The Senate greases their re-election with unemployment!

Posted on 05. Nov, 2009 by scott.

Of course you have heard that this week the Senate (asleep at the wheel again)  passed a bill providing for extension of unemployment compensation.  No one should be surprised.  Billions of $$ down the drain . . . that is how I feel about it.  And, of course, yet another reason for term limits.

The details aren’t all that important to most of us — including the 15,000,000 unemployed — because while the bill shows some elements of ’sensitivity’ to the problem it isn’t for charity’s sake but rather to keep the Senators who are running for office next year from joining those 15 M in the unemployment lines.

The bill provides for up to 99 weeks of benefits . . . much longer than ever provided before (the previous record was 65 weeks in the 1970’s).  That is an extension of another 20 weeks and the fourth extension since June of 2008.  You can do the math yourself knowing that the average benefits are $300 per week.  Billions of $$ that should, and could, be better spent elsewhere.  And I really am for helping the unemployed . . . but remember that if you teach a man to fish he can live forever!
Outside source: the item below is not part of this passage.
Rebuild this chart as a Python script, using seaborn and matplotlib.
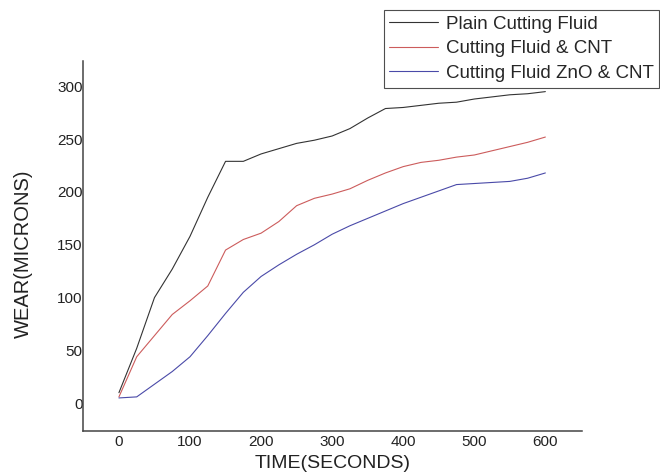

While you can do the math, you may not be prepared (mentally or emotionally) to figure out what this really means.

Let me tell you.

Numero Uno.  Ninety-nine weeks of unemployment.  That is nearly two years and isn’t higher than that only because of the political implications of providing TRIPLE-DIGIT UNEMPLOYMENT BENEFITS!    So the main reason for this is political . . . not economic.  Okay . . . we got that straight.

Secondly.  It is  businesses who pay for much of this benefit by nature of their contributions to the unemployment funds of each state and the federal government.  So, on a macro-micro level this benefit represents billions of $$ that businesses simply can’t spend on JOBS!  Ah, know you are seeing further political implications here . . . more democratic income shifting (a favorite ploy of the socialist left).

Thirdly and finally.  This extension of 99 weeks means that most (or at least a whole lot) of the unemployed (and their friends and family) will appreciate the impacts of these benefits extended right up to the critical elections of 2010.  Oh, yeah!  Get the picture?? What a dang obvious ploy by the majority democrats (and all of congress)  to buy votes so that they can stay in office (if it isn’t a direct political maneuver, it sure stinks like one).

Or course anyone who has been reading CapitalistMarks for more than a week knows that our #1 priority right now is unemployment.  But paying people to stay on unemployment even longer just isn’t right.  Fact is I know of one talented young guy who feels perfectly comfortable taking unemployment benefits (just about anyone can live on $1,200 a month tax free for 99 weeks) until he simply has to look for work.  That isn’t good for him and it sure isn’t good for you and me.

Congress is enabling again.  Just what we don’t need.

What we really need is all of those billions of $$ being spent to CREATE jobs (and a few hundred billion $$ more).  Stop paying people NOT to work and create jobs for them.  Or provide education so they can get better jobs.  Put them to work and not in front of their TV’s.

Another failure of moral balance by our Congress (democrats and republicans alike really).  Another great reason for term limits.  Another great reason to NEVER, EVER, EVER vote for an incumbent (and that goes quadruple for any that have had two terms or more!!!).

Light up the phones once again.  Swamp the web.  Write those snail-mail letters.  Get congress back on the right track.  Get America back to work.

Thank you and good-night for Pete’s sake!!